*JESSICA PARK
Born 1958 - Massachusetts
Jessica Park is an accomplished self-taught artist with autism who is
known for her colorful pop-art architectural paintings. Jessica Hillary
Park was born on July 20, 1958 and lives in Williamstown, Massachusetts. She attended local public schools and received her first art instruction
from John Maziarz at Mt. Greylock Regional High School. Apart from a few lessons from friends she is self-taught. Jessica is a mail clerk at Williams
College where she has worked for 30 years.
Jessica's paintings start with a sketch, whenever possible done at the actual scene. Later she will often refer to a photograph for more detail.
Before starting to work, she carefully arranges all 64 tubes of her paints and then mixes a wide variety of subtle shades and hues. Jessica will never use a color straight from the tube. Each color is mixed to a particular shade and there will often be seven or eight shades of the same color which will be applied one by one according to a diagram that she holds in her mind from the beginning. Jessica's favorite color is mint green.
In regard to her ability to detect details in her subjects and to depict them with such accuracy, Jessica comments, "I rarely omit a drainpipe."
Jessica received an honorary Doctor of Fine Arts degree from Massachusetts College of Liberal Arts in 2003. She paints exclusively in acrylics. Jessica's life and vision have been documented in The Siege and Exiting Nirvana, two books by her mother, Clara Claiborne Park. Oliver Sacks called The Siege: A Family's Journey into the World of an Autistic Child "one of the first personal accounts of autism, and still the best -- beautiful and intelligent." Now, in Exiting Nirvana, Clara Claiborne Park continues the story of her daughter Jessy. In this moving, eloquent memoir, we see Jessy's progressive journey out of her isolated "Nirvana" into the world we all share.
It is an honest and captivating story of emergence, perservance, and love.

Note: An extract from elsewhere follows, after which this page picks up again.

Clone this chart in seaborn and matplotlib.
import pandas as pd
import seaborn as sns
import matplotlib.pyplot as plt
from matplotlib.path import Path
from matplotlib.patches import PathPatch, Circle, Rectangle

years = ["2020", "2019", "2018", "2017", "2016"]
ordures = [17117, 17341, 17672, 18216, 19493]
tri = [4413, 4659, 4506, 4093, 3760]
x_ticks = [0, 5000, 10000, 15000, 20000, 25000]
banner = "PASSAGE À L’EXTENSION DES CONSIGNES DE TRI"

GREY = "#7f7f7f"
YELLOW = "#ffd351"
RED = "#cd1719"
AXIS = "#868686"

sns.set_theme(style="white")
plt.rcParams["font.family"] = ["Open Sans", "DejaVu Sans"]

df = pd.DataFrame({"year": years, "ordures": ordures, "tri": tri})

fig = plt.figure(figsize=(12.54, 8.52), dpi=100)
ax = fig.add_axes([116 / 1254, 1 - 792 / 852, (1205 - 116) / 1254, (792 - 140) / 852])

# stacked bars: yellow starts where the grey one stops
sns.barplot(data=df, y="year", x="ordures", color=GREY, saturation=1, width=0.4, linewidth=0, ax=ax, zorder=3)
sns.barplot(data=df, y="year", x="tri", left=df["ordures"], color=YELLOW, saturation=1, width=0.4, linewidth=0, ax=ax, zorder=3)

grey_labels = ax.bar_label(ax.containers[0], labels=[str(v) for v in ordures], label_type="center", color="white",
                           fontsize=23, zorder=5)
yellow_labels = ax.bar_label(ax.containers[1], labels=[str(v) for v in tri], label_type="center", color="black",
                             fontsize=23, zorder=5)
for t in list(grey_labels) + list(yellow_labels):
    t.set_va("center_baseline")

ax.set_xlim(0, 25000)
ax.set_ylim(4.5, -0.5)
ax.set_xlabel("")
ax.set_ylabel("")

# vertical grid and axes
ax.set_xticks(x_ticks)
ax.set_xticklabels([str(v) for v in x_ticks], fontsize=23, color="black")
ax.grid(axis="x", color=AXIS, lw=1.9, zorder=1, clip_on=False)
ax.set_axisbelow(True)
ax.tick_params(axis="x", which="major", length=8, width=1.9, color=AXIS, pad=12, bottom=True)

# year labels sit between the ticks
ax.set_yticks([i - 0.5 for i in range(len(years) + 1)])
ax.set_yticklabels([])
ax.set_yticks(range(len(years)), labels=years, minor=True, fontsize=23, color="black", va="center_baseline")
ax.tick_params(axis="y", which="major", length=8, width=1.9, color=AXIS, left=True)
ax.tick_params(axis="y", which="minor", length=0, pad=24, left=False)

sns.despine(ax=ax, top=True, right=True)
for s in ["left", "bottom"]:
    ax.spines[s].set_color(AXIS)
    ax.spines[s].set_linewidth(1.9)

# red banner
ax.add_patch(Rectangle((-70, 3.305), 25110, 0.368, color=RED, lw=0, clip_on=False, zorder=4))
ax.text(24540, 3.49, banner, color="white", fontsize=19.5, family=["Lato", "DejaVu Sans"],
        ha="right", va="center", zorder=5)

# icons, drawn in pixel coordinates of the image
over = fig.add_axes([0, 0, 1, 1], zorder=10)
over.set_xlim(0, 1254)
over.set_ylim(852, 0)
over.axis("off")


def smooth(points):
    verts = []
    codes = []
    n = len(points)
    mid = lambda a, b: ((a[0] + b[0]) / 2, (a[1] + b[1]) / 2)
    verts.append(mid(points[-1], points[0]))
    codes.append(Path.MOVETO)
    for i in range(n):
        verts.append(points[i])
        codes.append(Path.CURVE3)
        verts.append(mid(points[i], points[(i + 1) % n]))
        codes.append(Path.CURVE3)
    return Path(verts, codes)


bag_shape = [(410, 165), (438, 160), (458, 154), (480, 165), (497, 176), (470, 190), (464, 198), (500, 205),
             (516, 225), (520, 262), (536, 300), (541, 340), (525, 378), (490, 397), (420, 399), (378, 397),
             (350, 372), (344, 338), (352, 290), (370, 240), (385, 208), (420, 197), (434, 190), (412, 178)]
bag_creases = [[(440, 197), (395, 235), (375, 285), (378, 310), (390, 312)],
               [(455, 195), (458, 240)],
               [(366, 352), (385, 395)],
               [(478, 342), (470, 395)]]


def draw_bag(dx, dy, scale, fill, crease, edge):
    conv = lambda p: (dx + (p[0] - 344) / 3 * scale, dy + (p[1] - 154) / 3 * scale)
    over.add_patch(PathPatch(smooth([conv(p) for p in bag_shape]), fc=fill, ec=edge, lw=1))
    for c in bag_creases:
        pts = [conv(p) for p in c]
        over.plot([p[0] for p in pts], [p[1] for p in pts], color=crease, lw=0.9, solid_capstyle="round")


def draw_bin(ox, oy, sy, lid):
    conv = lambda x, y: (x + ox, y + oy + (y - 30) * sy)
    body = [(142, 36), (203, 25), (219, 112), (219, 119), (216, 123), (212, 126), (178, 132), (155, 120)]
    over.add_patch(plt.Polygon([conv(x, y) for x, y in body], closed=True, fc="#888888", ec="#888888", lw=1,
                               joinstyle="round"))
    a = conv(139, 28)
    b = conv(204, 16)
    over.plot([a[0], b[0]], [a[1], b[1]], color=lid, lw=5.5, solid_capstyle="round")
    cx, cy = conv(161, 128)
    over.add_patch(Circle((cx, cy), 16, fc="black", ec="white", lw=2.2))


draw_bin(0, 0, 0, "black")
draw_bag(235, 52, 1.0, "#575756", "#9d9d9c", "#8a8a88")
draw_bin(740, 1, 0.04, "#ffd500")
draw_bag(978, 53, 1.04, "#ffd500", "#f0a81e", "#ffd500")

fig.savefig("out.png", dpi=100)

"A masterpiece. Clara Park's The Siege was also a masterpiece, but the two masterpieces are quite different. The first was about childhood. The second about maturity. Now we have prose instead of lyrics, serenity instead of passion. Clara has navigated through the storms and come safe to shore. Her daughter Jessy has grown slowly into self-awareness, and Clara's work is done."
--Freeman Dyson, The Institute for Advanced Study in Princeton, NJ, author of "Origins of Life."